ST. PAUL, Minn. (FOX 9) - As drought conditions continue in Minnesota, the St. Paul City Council is preparing for future water restrictions.
Wednesday, the council approved an emergency ordinance that would allow the city to fine residents who fail to abide by water restrictions.
Currently, the city has encouraged residents to restrict their water use but has not mandated water restrictions. But, if water levels on the Mississippi continue to drop, those restrictions could come as soon as next week, says Saint Paul Regional Water Services General Manager Patrick Shea.
According to Shea's presentation during Wednesday's meeting, the restrictive phase would start when the Mississippi River's mean flow drops below 1,500 cubic feet per second (cfs) for five straight days.
As of Tuesday, the river flow was just above that threshold at 1,550 cfs. Earlier in the month, the mean river flow dropped below 1,500 for three straight days between August 4 and 6 before rebounding slightly. The average over the last 90 years for the river is 6,590 cfs.
If the restrictions were to take effect, under the law residents could face fines starting 72 hours after water use restrictions are mandated. The first violation would be dealt with education, Shea says, followed by a written warning.

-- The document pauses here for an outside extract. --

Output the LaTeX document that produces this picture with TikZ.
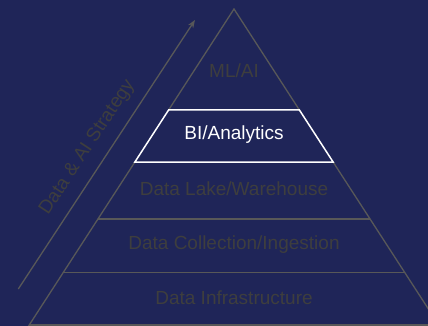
\documentclass[tikz,border=0pt]{standalone}
\usepackage{fontspec}
\setmainfont{Liberation Sans}
\usetikzlibrary{arrows.meta}
\definecolor{bg}{RGB}{31,37,88}
\definecolor{edge}{RGB}{88,88,88}
\definecolor{txt}{RGB}{62,62,62}
\begin{document}
\begin{tikzpicture}[x=1pt,y=-1pt,
  lvltext/.style={font=\fontsize{19}{21}\selectfont, text=txt, anchor=base, inner sep=0pt},
  hitext/.style={lvltext, text=white},
  greyline/.style={draw=edge, line width=1.3pt},
  whiteline/.style={draw=white, line width=1.5pt, line join=miter}]
\fill[bg] (0,0) rectangle (428,326);
\useasboundingbox (0,0) rectangle (428,326);
\begin{scope}
\clip (0,0) rectangle (428,326);
% pyramid points
\coordinate (apex) at (234,9);
\coordinate (l1) at (168.6,110);   \coordinate (r1) at (299.4,110);
\coordinate (l2) at (134.9,162);   \coordinate (r2) at (333.1,162);
\coordinate (l3) at (97.9,219);    \coordinate (r3) at (370.1,219);
\coordinate (l4) at (63.3,272.5);  \coordinate (r4) at (404.7,272.5);
\coordinate (l5) at (29.2,325);    \coordinate (r5) at (438.8,325);
\coordinate (l6) at (19.5,340);    \coordinate (r6) at (448.5,340);
% grey outline
\draw[greyline] (l1) -- (apex) -- (r1);
\draw[greyline] (l2) -- (l6);
\draw[greyline] (r2) -- (r6);
\draw[greyline] (l3) -- (r3);
\draw[greyline] (l4) -- (r4);
\draw[greyline] (l5) -- (r5);
% highlighted level
\draw[whiteline] (l1) -- (r1) -- (r2) -- (l2) -- cycle;
\end{scope}
% labels
\node[lvltext] (mlai) at (234,77.5) {ML/AI};
\node[hitext] (bi) at (234,139.5) {BI/Analytics};
\node[lvltext] (lake) at (234,195.7) {Data Lake/Warehouse};
\node[lvltext] (coll) at (234,249) {Data Collection/Ingestion};
\node[lvltext] (infra) at (234,304) {Data Infrastructure};
% strategy arrow
\coordinate (as) at (18.3,289);
\coordinate (ae) at (195,20);
\draw[draw=edge, line width=1.3pt, -{Stealth[length=8pt,width=6pt]}] (as) -- (ae);
\node[font=\fontsize{19}{21}\selectfont, text=txt, rotate=56.7, inner sep=0pt] (strat) at (87.5,147.5) {Data \& AI Strategy};
\end{tikzpicture}
\end{document}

After that, fines would increase to $50 for a third violation, $100 for a fourth, and a $150 fine with the possibility of your water being shut off for the fifth violation.
"I think this is something, we're hoping we don't have to get to the next stage," said Councilmember Chris Tolbert. "I think this is reasonable and at the end of the day, our goal is compliance, not punishment. We're asking people to be part of the solution to preserve our water."
Currently, the city is asking residents to curb their watering to odd and even days, based on your address. If the restriction stage is reached, the odd and even schedule would become required for residents.
After that, if the drought were to worsen, residents would be asked to water only once a week followed by watering bans at the most severe stages.
The ordinance was approved on a 7-0 vote.